Bannerman has always loved Lucy Maud Montgomery’s novels about the intrepid Anne. The success of Montgomery’s first novel, simply titled Anne of Green Gables, written in 1908, was so successful that Montgomery penned seven more novels for the series, which has since then been the inspiration for countless other books, TV shows, movies and even a musical.

The title character, Anne, an 11-year-old orphan sent to live with middle-aged siblings, is known world-wide for her long red hair, curiosity and loquaciousness.

“I identified with her,” said Bannerman. “When I was young, I had bright red hair, just like her. I wanted to be her.” Bannerman admired Anne’s lively spirit and imagination. “My parents took me to see the homestead, the house that inspired the description of Green Gables. I saw that when I was 16, and it was a very emotional experience. I think they were quite worried about me because I broke down in the car,” she said.

The idea for Bannerman’s play began in 2008 when Elaine Anderson of the Pelham Library celebrated the 100th anniversary of the novel. Montgomery’s granddaughter, Luella MacDonald Veijalainen, was in the area, and Anderson invited Bannerman to the afternoon tea event with Luella.

“At that point, I decided to look at the older Anne and re-read all the books,” said Bannerman. “Then I created this theatrical reading which I did off and on for several years, and about three years ago, I decided to make it more of a play and add some set pieces.”

Bannerman and McCarthy will perform This is Anne at the Niagara-on-the-Lake Museum, Sept. 14 at 7 p.m.
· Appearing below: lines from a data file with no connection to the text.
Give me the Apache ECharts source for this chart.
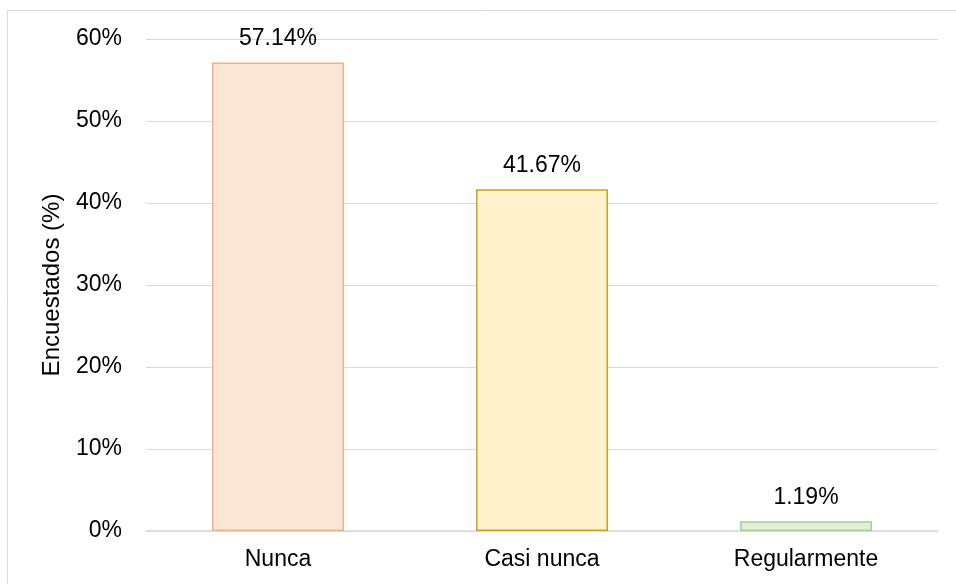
<!DOCTYPE html>
<html>
<head>
<meta charset="utf-8">
<script src="https://cdn.jsdelivr.net/npm/echarts@6/dist/echarts.min.js"></script>
<style>
html, body { margin: 0; padding: 0; background: #fff; }
#main { width: 956px; height: 584px; }
</style>
</head>
<body>
<div id="main"></div>
<script>
var categories = ['Nunca', 'Casi nunca', 'Regularmente'];
var values = [57.14, 41.67, 1.19];
var fills = ['#FBE5D6', '#FFF2CC', '#E2F0D9'];
var borders = ['#F4B183', '#C9A227', '#A9D18E'];

var myChart = echarts.init(document.getElementById('main'));

var option = {
  animation: false,
  textStyle: { fontFamily: 'Liberation Sans, Arial, sans-serif' },
  graphic: [{
    type: 'rect',
    shape: { x: 7.5, y: 10.5, width: 1000, height: 1000 },
    style: { fill: 'none', stroke: '#D9D9D9', lineWidth: 1 },
    silent: true
  }],
  grid: { left: 146, right: 18, top: 39, bottom: 53 },
  xAxis: {
    type: 'category',
    data: categories,
    axisTick: { show: false },
    axisLine: { lineStyle: { color: '#D9D9D9', width: 1.5 } },
    axisLabel: { color: '#000', fontSize: 23, margin: 17 }
  },
  yAxis: {
    type: 'value',
    min: 0,
    max: 60,
    interval: 10,
    name: 'Encuestados (%)',
    nameLocation: 'middle',
    nameGap: 82,
    nameTextStyle: { color: '#000', fontSize: 24 },
    axisLine: { show: false },
    axisTick: { show: false },
    axisLabel: { color: '#000', fontSize: 23, margin: 24, formatter: '{value}%' },
    splitLine: { lineStyle: { color: '#D9D9D9', width: 1 } }
  },
  series: [{
    type: 'bar',
    barWidth: '50%',
    data: values.map(function (v, i) {
      return {
        value: v,
        itemStyle: { color: fills[i], borderColor: borders[i], borderWidth: 1.5 }
      };
    }),
    label: {
      show: true,
      position: 'top',
      distance: 12,
      color: '#000',
      fontSize: 23,
      formatter: function (p) { return p.value.toFixed(2) + '%'; }
    }
  }]
};

myChart.setOption(option);
</script>
</body>
</html>
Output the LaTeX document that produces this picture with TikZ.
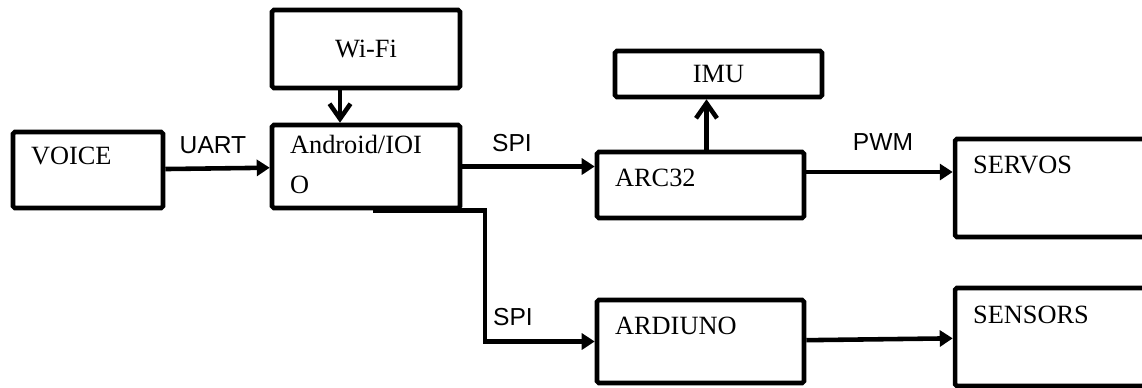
\documentclass[tikz,border=0pt]{standalone}
\usepackage{fontspec}
\setmainfont{Liberation Serif}
\newfontfamily\lblfont{Liberation Sans}
\usetikzlibrary{arrows.meta}

\begin{document}
\begin{tikzpicture}[x=0.02cm, y=-0.02cm,
      blk/.style={draw, line width=2.6pt, rounded corners=1pt, inner sep=0pt,
                  font=\fontsize{15}{23}\selectfont},
      btxt/.style={anchor=base west, inner sep=0pt,
                   font=\fontsize{15}{23}\selectfont},
      lbl/.style={inner sep=0pt, font=\lblfont\fontsize{14}{17}\selectfont},
      arr/.style={-{Triangle[length=0.26cm, width=0.32cm]}, line width=2.6pt},
      barb/.style={-{Straight Barb[length=0.3cm, width=0.42cm]}, line width=2.6pt}
  ]
    \useasboundingbox (0,0) rectangle (1142,387);
    \clip (0,0) rectangle (1142,387);
    % blocks
    \node[blk, minimum width=3.0cm, minimum height=1.52cm] (voice) at (88,170) {};
    \node[blk, minimum width=3.76cm, minimum height=1.56cm] (wifi) at (366,49) {Wi-Fi};
    \node[blk, minimum width=3.76cm, minimum height=1.66cm] (android) at (366,166.5) {};
    \node[blk, minimum width=4.14cm, minimum height=0.92cm] (imu) at (718.5,74) {IMU};
    \node[blk, minimum width=4.14cm, minimum height=1.32cm] (arc32) at (700.5,185) {};
    \node[blk, minimum width=4.14cm, minimum height=1.66cm] (arduino) at (700.5,341.5) {};
    \node[blk, minimum width=4.14cm, minimum height=1.96cm] (servos) at (1058.5,188) {};
    \node[blk, minimum width=4.14cm, minimum height=1.96cm] (sensors) at (1058.5,337) {};
    % block texts
    \node[btxt] (voicetxt) at ([shift={(20,35)}]voice.north west) {VOICE};
    \node[btxt, anchor=north west, align=left] (androidtxt)
      at ([shift={(20,12)}]android.north west) {Android/IOI\\O};
    \node[btxt] (arc32txt) at ([shift={(20,37)}]arc32.north west) {ARC32};
    \node[btxt] (arduinotxt) at ([shift={(20,37)}]arduino.north west) {ARDIUNO};
    \node[btxt] (servostxt) at ([shift={(20,37)}]servos.north west) {SERVOS};
    \node[btxt] (sensorstxt) at ([shift={(20,38)}]sensors.north west) {SENSORS};
    % bus labels
    \node[lbl] (uart) at (213,145) {UART};
    \node[lbl] (spiup) at (512,143) {SPI};
    \node[lbl] (pwm) at (883,142) {PWM};
    \node[lbl] (spidown) at (513,317) {SPI};
    % links
    \draw[arr] (voice) -- (android);
    \draw[barb] ([xshift=-0.52cm]wifi.south) -- ([xshift=-0.52cm]android.north);
    \draw[arr] (android.east) -- (android.east -| arc32.west);
    \draw[barb] ([xshift=0.12cm]arc32.north) -- ([xshift=0.12cm]arc32.north |- imu.south);
    \draw[arr] ([yshift=0.26cm]arc32.east) -- ([yshift=0.26cm]arc32.east -| servos.west);
    \draw[arr] ([xshift=0.14cm]android.south) -- ++(112,0) |- (arduino.west);
    \draw[arr] (arduino) -- (sensors);
  \end{tikzpicture}
\end{document}
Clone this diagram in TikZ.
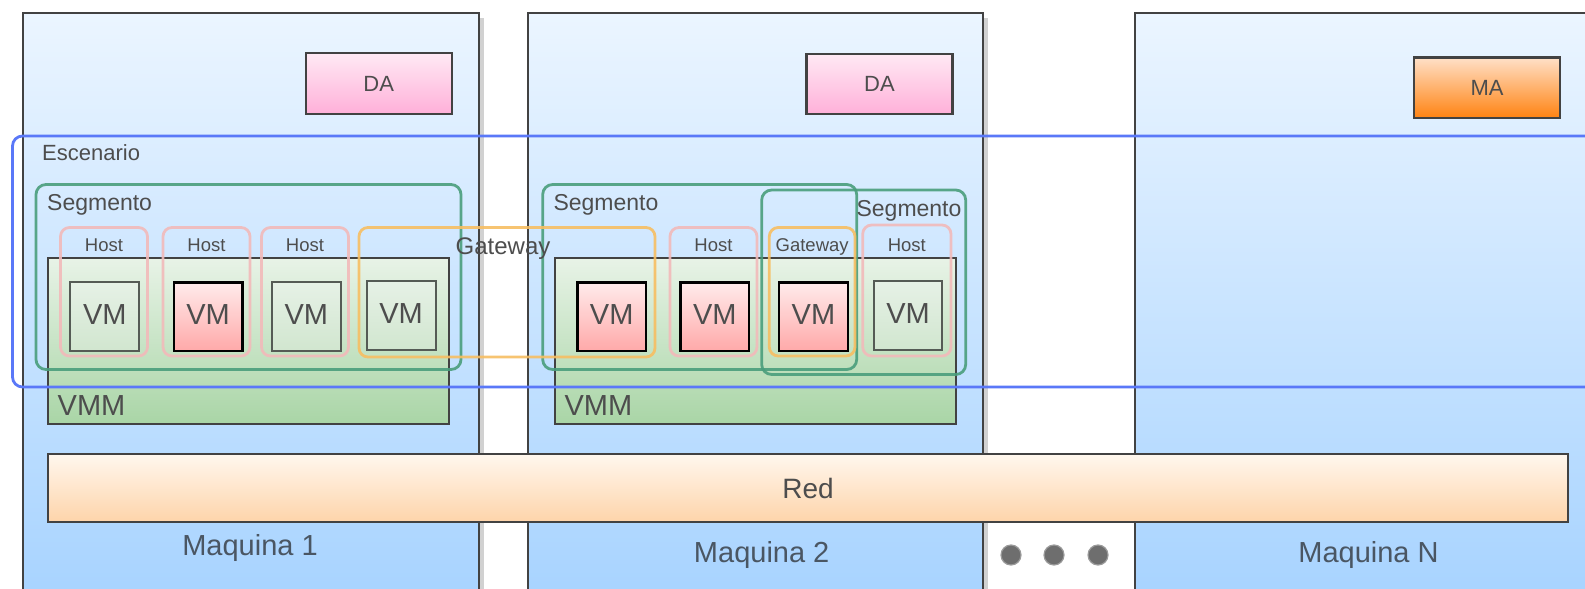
\documentclass[tikz,border=0pt]{standalone}
\usepackage{fontspec}
\setmainfont{Liberation Sans}
\usetikzlibrary{shadows}
\definecolor{boxline}{HTML}{424242}
\definecolor{machtop}{HTML}{EBF5FF}
\definecolor{machbot}{HTML}{A5D2FF}
\definecolor{datop}{HTML}{FFE9F4}
\definecolor{dabot}{HTML}{FFB0D9}
\definecolor{matop}{HTML}{FFE0C8}
\definecolor{mabot}{HTML}{FF8312}
\definecolor{vmmtop}{HTML}{E8F3E7}
\definecolor{vmmbot}{HTML}{A9D5A6}
\definecolor{vmgtop}{HTML}{E6F1E6}
\definecolor{vmgbot}{HTML}{D1E6CF}
\definecolor{vmgline}{HTML}{555B55}
\definecolor{vmrtop}{HTML}{FFEBEB}
\definecolor{vmrbot}{HTML}{FFA9A9}
\definecolor{redtop}{HTML}{FFF7EE}
\definecolor{redbot}{HTML}{FED4AA}
\definecolor{escline}{HTML}{5A78F8}
\definecolor{segline}{HTML}{4A9E7C}
\definecolor{hostline}{HTML}{F2BABA}
\definecolor{gateline}{HTML}{F7BE62}
\definecolor{textgrey}{HTML}{4D4D4D}
\definecolor{machtext}{HTML}{4A5663}
\definecolor{dotfill}{HTML}{6E6E6E}
\definecolor{dotline}{HTML}{9A9A9A}
\begin{document}
\begin{tikzpicture}
[x=1pt,y=-1pt,
  machinedecorate/.style={draw=boxline,line width=2pt,inner sep=0pt,minimum height=607pt,%
    top color=machtop,bottom color=machbot,%
    general shadow={fill=black!18,shadow xshift=5pt,shadow yshift=-5pt}},%
  agentdecorate/.style={draw=boxline,line width=2.2pt,inner sep=0pt,minimum width=146pt,%
    minimum height=60.5pt,text=textgrey,font=\fontsize{22}{26}\selectfont},%
  vmmdecorate/.style={draw=boxline,line width=2pt,inner sep=0pt,top color=vmmtop,%
    bottom color=vmmbot,minimum width=400.5pt,minimum height=166.6pt},%
  vmdecorate/.style={line width=2pt,inner sep=0pt,minimum width=68.8pt,minimum height=68.3pt,%
    text height=21pt,text depth=5pt,text=textgrey,font=\fontsize{29}{34}\selectfont},%
  vmgreen/.style={vmdecorate,draw=vmgline,top color=vmgtop,bottom color=vmgbot},%
  vmred/.style={vmdecorate,draw=black,line width=2.4pt,top color=vmrtop,bottom color=vmrbot},%
  groupdecorate/.style={draw,line width=2.8pt,rounded corners=10pt,inner sep=0pt},%
  escenariodecorate/.style={groupdecorate,draw=escline},%
  segmentodecorate/.style={groupdecorate,draw=segline,draw opacity=0.9},%
  hostdecorate/.style={groupdecorate,draw=hostline,draw opacity=0.9,rounded corners=9pt},%
  gatewaydecorate/.style={groupdecorate,draw=gateline,draw opacity=0.9,rounded corners=9pt},%
  labeltext/.style={inner sep=0pt,text=textgrey},%
  machinetext/.style={inner sep=0pt,anchor=base,text=machtext,font=\fontsize{29}{34}\selectfont},%
  dotdecorate/.style={shape=circle,inner sep=0pt,minimum size=20pt,fill=dotfill,draw=dotline,line width=1.2pt}]
\useasboundingbox (0,0) rectangle (1585,589);
\clip (0,0) rectangle (1585,589);
\fill[white] (0,0) rectangle (1585,589);
%% machines
\foreach \nodename/\x/\w in {m1/251/456, m2/755.25/455.5, mN/1377.5/485} {
  \node (\nodename) at (\x,316.5) [machinedecorate,minimum width=\w pt] {};
}
%% agents
\node (da1) at (378.75,83.5) [agentdecorate,top color=datop,bottom color=dabot] {DA};
\node (da2) at (879.5,84) [agentdecorate,top color=datop,bottom color=dabot] {DA};
\node (ma) at (1487,87.75) [agentdecorate,top color=matop,bottom color=mabot] {MA};
%% hypervisors
\node (vmm1) at (248.45,341) [vmmdecorate] {};
\node (vmm2) at (755.35,341) [vmmdecorate] {};
\node[labeltext,anchor=base west,font=\fontsize{29}{34}\selectfont] (vmm1t) at (57.5,415) {VMM};
\node[labeltext,anchor=base west,font=\fontsize{29}{34}\selectfont] (vmm2t) at (564.3,415) {VMM};
%% virtual machines
\foreach \nodename/\x/\y in {vm1/104.8/316.6, vm3/306.4/316.6, vm4/401.1/315.4, vm8/908/315.4} {
  \node (\nodename) at (\x,\y) [vmgreen] {VM};
}
\foreach \nodename/\x in {vm2/208.1, vm5/611.7, vm6/714.8, vm7/813.4} {
  \node (\nodename) at (\x,316.6) [vmred] {VM};
}
%% network
\node (red) at (808.05,488.3) [draw=boxline,line width=2pt,inner sep=0pt,minimum width=1519.5pt,%
  minimum height=68pt,top color=redtop,bottom color=redbot,text=textgrey,%
  font=\fontsize{28}{33}\selectfont] {Red};
\node[machinetext] (m1t) at (250,555.7) {Maquina 1};
\node[machinetext] (m2t) at (761.7,562.7) {Maquina 2};
\node[machinetext] (mNt) at (1368.5,562.7) {Maquina N};
\foreach \nodename/\x in {dot1/1011, dot2/1054, dot3/1098} {
  \node (\nodename) at (\x,555) [dotdecorate] {};
}
%% groups
\node (esc) at (816.25,261.5) [escenariodecorate,minimum width=1607.5pt,minimum height=251pt] {};
\node[labeltext,anchor=base west,font=\fontsize{22}{26}\selectfont] (esct) at (42,160) {Escenario};
\foreach \nodename/\x/\y/\w/\h in {seg1/248.5/277/425/185, seg2/699.7/277/314/185, seg3/863.7/282.25/204/184.5} {
  \node (\nodename) at (\x,\y) [segmentodecorate,minimum width=\w pt,minimum height=\h pt] {};
}
\node[labeltext,anchor=base west,font=\fontsize{23}{27}\selectfont] (seg1t) at (47,210.5) {Segmento};
\node[labeltext,anchor=base west,font=\fontsize{23}{27}\selectfont] (seg2t) at (553.3,210.5) {Segmento};
\node[labeltext,anchor=base,font=\fontsize{23}{27}\selectfont] (seg3t) at (909,216.5) {Segmento};
\foreach \nodename/\x/\y/\w/\h in {h1/104/291.75/87/128.5, h2/206.5/291.75/87/128.5,
    h3/305/291.75/87/128.5, h4/713.5/291.75/87/128.5, h5/906.85/290.5/88.3/131} {
  \node (\nodename) at (\x,\y) [hostdecorate,minimum width=\w pt,minimum height=\h pt] {};
  \node[labeltext,anchor=base,font=\fontsize{18.5}{22}\selectfont] (\nodename t) at (\x,251.7) {Host};
}
\node (gw1) at (507,292.25) [gatewaydecorate,minimum width=296pt,minimum height=129.5pt] {};
\node (gw2) at (812.15,291.75) [gatewaydecorate,minimum width=85.7pt,minimum height=128.5pt] {};
\node[labeltext,anchor=base,font=\fontsize{24}{28}\selectfont] (gw1t) at (503,254) {Gateway};
\node[labeltext,anchor=base,font=\fontsize{18.5}{22}\selectfont] (gw2t) at (812.15,251.7) {Gateway};
\end{tikzpicture}
\end{document}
This particular performance is dedicated to Bannerman’s friend, Gerda Molson, who passed away last August. Molson was the chief librarian at the Niagara-on-the-Lake Library for 35 years. “I had just moved here in 1996, and in 1997 the library started a storytelling festival. She asked me to be on the committee, not knowing that I was a writer and performer.”

“We ran that committee for 10 years,” Bannerman continued, “and during that time she became a very good friend. Last year she had wanted to do a garden party and have Rusty and I perform the play for her friends that had helped her through her illness. She passed away two weeks before we could do that. This performance is dedicated to her.”

The older and wiser Anne “is more balanced,” said Bannerman. “She is very aware that things change, and I think that’s the strongest personal message I get from her and Montgomery’s words. It is how she speaks about change and how we have to let things go from our heart, and take new things in and learn to love them.”

Anne maintains her curiosity and her forthrightness, she notes, but “I don’t think she speaks so bluntly.”

Most of the play uses Montgomery’s words. while Bannerman added a necessary introduction, segues and an exit.

She and McCarthy performed in Prince Edward Island over five nights this August. Bannerman said there are moments of poignancy, reflection and laughter and “it’s made grown men cry. The second half of it deals a lot with World War I and the way Montgomery wrote about the war from the perspective from home is very subtle.”

“People loved it. I have a guest book that I bring out and people write their comments in there, and it’s been great. We’ve had Montgomery scholars come and write their opinion, and they were supportive. And some people don’t know Anne at all and have never read the series and were still touched by the play.”

Besides the play at the museum, Bannerman has two more performances scheduled in Toronto on Sept. 17.

She is hoping to return to PEI to perform at the Lucy Maud Montgomery Institute’s 16th biennial conference in 2024, and she is looking for a place in Niagara to do a run of shows next summer.

Bannerman and McCarthy have also created a CD called This is Anne — The Music, featuring Beth Bartley and Mark Clifford of Vox Violins fame, and Doug Wilde on keys. It highlights music from the performance plus some additional music that Rusty composed. “Right now, it’s a rough draft, but we are going to add some text in the sense that I will set up each piece with excerpts from the script. It won’t be a telling of the performance, it will be something a little bit different.”